Efficient and Accurate Prompt Optimization: the Benefit of Memory in Exemplar-Guided Reflection
Cilin Yan, Jingyun Wang, Lin Zhang, Ruihui Zhao, Xiaopu Wu, Kai Xiong, Qingsong Liu, Guoliang Kang, Yangyang Kang
TL;DR
Automatic prompt optimization often relies on failure-focused feedback and exemplar retrieval, but prior approaches neglect historical feedback and optimal exemplar selection. The authors propose Exemplar-Guided Reflection with Memory (ERM), a framework that uses an instructive meta-prompt to generate diverse exemplars with detailed solutions, stores feedbacks in a Feedback Memory, and pre-assesses exemplars in an Exemplar Factory. ERM retrieves high-quality exemplars during inference and leverages memory-driven feedback to accelerate prompt refinement, achieving notable gains (e.g., LIAR F1 +10.1; WebNLG Rouge-L +3.9) and roughly halving optimization steps compared to ProTeGi. Overall, ERM demonstrates strong cross-task improvements and offers a scalable path to more efficient and accurate prompt optimization.
Abstract
Automatic prompt engineering aims to enhance the generation quality of large language models (LLMs). Recent works utilize feedbacks generated from erroneous cases to guide the prompt optimization. During inference, they may further retrieve several semantically-related exemplars and concatenate them to the optimized prompts to improve the performance. However, those works only utilize the feedback at the current step, ignoring historical and unseleccted feedbacks which are potentially beneficial. Moreover, the selection of exemplars only considers the general semantic relationship and may not be optimal in terms of task performance and matching with the optimized prompt. In this work, we propose an Exemplar-Guided Reflection with Memory mechanism (ERM) to realize more efficient and accurate prompt optimization.
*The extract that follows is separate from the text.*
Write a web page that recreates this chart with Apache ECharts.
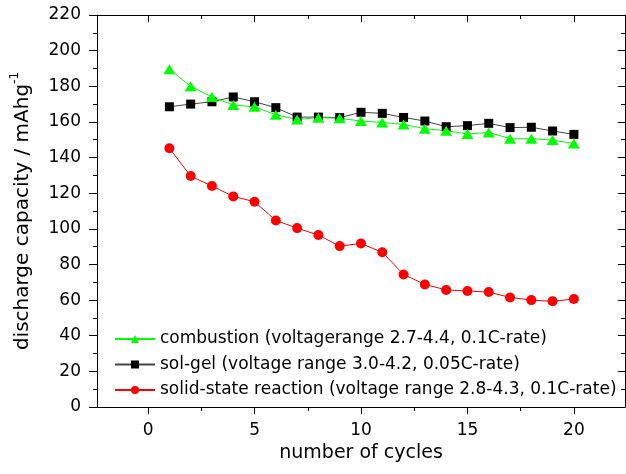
<!DOCTYPE html>
<html>
<head>
<meta charset="utf-8">
<script src="https://cdn.jsdelivr.net/npm/echarts@6/dist/echarts.min.js"></script>
<style>
html,body{margin:0;padding:0;background:#fff;}
#chart{width:626px;height:474px;}
</style>
</head>
<body>
<div id="chart"></div>
<script>
const cycles = [1,2,3,4,5,6,7,8,9,10,11,12,13,14,15,16,17,18,19,20];
const combustion = [189.5,180,174,169.5,168.5,164,161.4,162.4,162,160.5,159.7,158.6,156.2,155.1,153.2,154.1,150.6,150.6,149.8,147.9];
const solGel = [168.5,170,171.3,174,171.3,168,162.7,162.7,162.4,165.4,164.8,162.5,160.5,157.3,157.9,159.2,156.8,157,154.9,153];
const solidState = [145.2,129.6,124,118.2,115.2,104.7,100.4,96.5,90.3,91.8,86.8,74.4,68.8,65.7,65.1,64.5,61.5,60,59.3,60.6];
const xMajorTicks = [0,5,10,15,20];
const xMinorTicks = [2.5,7.5,12.5,17.5];
const seriesNames = [
  'combustion (voltagerange 2.7-4.4, 0.1C-rate)',
  'sol-gel (voltage range 3.0-4.2, 0.05C-rate)',
  'solid-state reaction (voltage range 2.8-4.3, 0.1C-rate)'
];
const xName = 'number of cycles';
const yName = 'discharge capacity / mAhg';
const ySup = '-1';

const FONT = 'DejaVu Sans, Liberation Sans, Arial, sans-serif';
const pair = (vals) => cycles.map((c, i) => [c, vals[i]]);
const X_MIN = -2.4, X_MAX = 22.4;

const chart = echarts.init(document.getElementById('chart'), null, {renderer: 'canvas'});
const black = {color: '#000', width: 1};

const option = {
  animation: false,
  backgroundColor: '#fff',
  textStyle: {fontFamily: FONT},
  grid: {left: 97, right: 1, top: 15, bottom: 67, containLabel: false},
  legend: {
    orient: 'vertical',
    left: 109,
    top: 324,
    itemWidth: 40,
    itemHeight: 10,
    itemGap: 5.5,
    data: seriesNames,
    textStyle: {fontFamily: FONT, fontSize: 17, color: '#000', lineHeight: 20}
  },
  xAxis: [
    {
      type: 'value', min: X_MIN, max: X_MAX, position: 'bottom',
      axisLine: {show: true, onZero: false, lineStyle: black},
      axisTick: {show: true, customValues: xMajorTicks, length: 7, lineStyle: black},
      axisLabel: {show: true, customValues: xMajorTicks, fontSize: 17, color: '#000', margin: 15, fontFamily: FONT},
      splitLine: {show: false},
      name: xName, nameLocation: 'middle', nameGap: 36,
      nameTextStyle: {fontSize: 19, color: '#000', fontFamily: FONT}
    },
    {
      type: 'value', min: X_MIN, max: X_MAX, position: 'bottom',
      axisLine: {show: false, onZero: false},
      axisTick: {show: true, customValues: xMinorTicks, length: 4, lineStyle: black},
      axisLabel: {show: false}, splitLine: {show: false}
    },
    {
      type: 'value', min: X_MIN, max: X_MAX, position: 'top',
      axisLine: {show: true, onZero: false, lineStyle: black},
      axisTick: {show: true, inside: true, customValues: xMajorTicks, length: 7, lineStyle: black},
      axisLabel: {show: false}, splitLine: {show: false}
    },
    {
      type: 'value', min: X_MIN, max: X_MAX, position: 'top',
      axisLine: {show: false, onZero: false},
      axisTick: {show: true, inside: true, customValues: xMinorTicks, length: 4, lineStyle: black},
      axisLabel: {show: false}, splitLine: {show: false}
    }
  ],
  yAxis: [
    {
      type: 'value', min: 0, max: 220, interval: 20, position: 'left',
      axisLine: {show: true, onZero: false, lineStyle: black},
      axisTick: {show: true, length: 8, lineStyle: black},
      minorTick: {show: true, splitNumber: 2, length: 4, lineStyle: black},
      axisLabel: {fontSize: 17, color: '#000', margin: 16, fontFamily: FONT},
      splitLine: {show: false}, minorSplitLine: {show: false},
      name: '{a|' + yName + '}{s|' + ySup + '}',
      nameLocation: 'middle', nameGap: 64,
      nameTextStyle: {
        fontFamily: FONT, fontSize: 20, color: '#000',
        rich: {
          a: {fontFamily: FONT, fontSize: 20, color: '#000', lineHeight: 24, verticalAlign: 'bottom'},
          s: {fontFamily: FONT, fontSize: 12, color: '#000', lineHeight: 24, verticalAlign: 'top', padding: [0, 0, 9, 0]}
        }
      }
    },
    {
      type: 'value', min: 0, max: 220, interval: 20, position: 'right',
      axisLine: {show: true, onZero: false, lineStyle: black},
      axisTick: {show: true, inside: true, length: 7, lineStyle: black},
      minorTick: {show: true, splitNumber: 2, length: 4, lineStyle: black},
      axisLabel: {show: false},
      splitLine: {show: false}, minorSplitLine: {show: false}
    }
  ],
  series: [
    {
      name: seriesNames[2], type: 'line', xAxisIndex: 0, yAxisIndex: 0,
      data: pair(solidState),
      symbol: 'circle', symbolSize: 10, showAllSymbol: true,
      itemStyle: {color: '#ff0000'},
      lineStyle: {color: '#ff0000', width: 1}
    },
    {
      name: seriesNames[1], type: 'line', xAxisIndex: 0, yAxisIndex: 0,
      data: pair(solGel),
      symbol: 'rect', symbolSize: 9, showAllSymbol: true,
      itemStyle: {color: '#000'},
      lineStyle: {color: '#444', width: 1}
    },
    {
      name: seriesNames[0], type: 'line', xAxisIndex: 0, yAxisIndex: 0,
      data: pair(combustion),
      symbol: 'triangle', symbolSize: [12, 10], showAllSymbol: true,
      itemStyle: {color: '#00ff00'},
      lineStyle: {color: '#00ff00', width: 1}
    }
  ]
};
chart.setOption(option);
</script>
</body>
</html>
Specifically, we design an exemplar-guided reflection mechanism where the feedback generation is additionally guided by the generated exemplars. We further build two kinds of memory to fully utilize the historical feedback information and support more effective exemplar retrieval. Empirical evaluations show our method surpasses previous state-of-the-arts with less optimization steps, i.e., improving F1 score by 10.1 on LIAR dataset, and reducing half of the optimization steps on ProTeGi.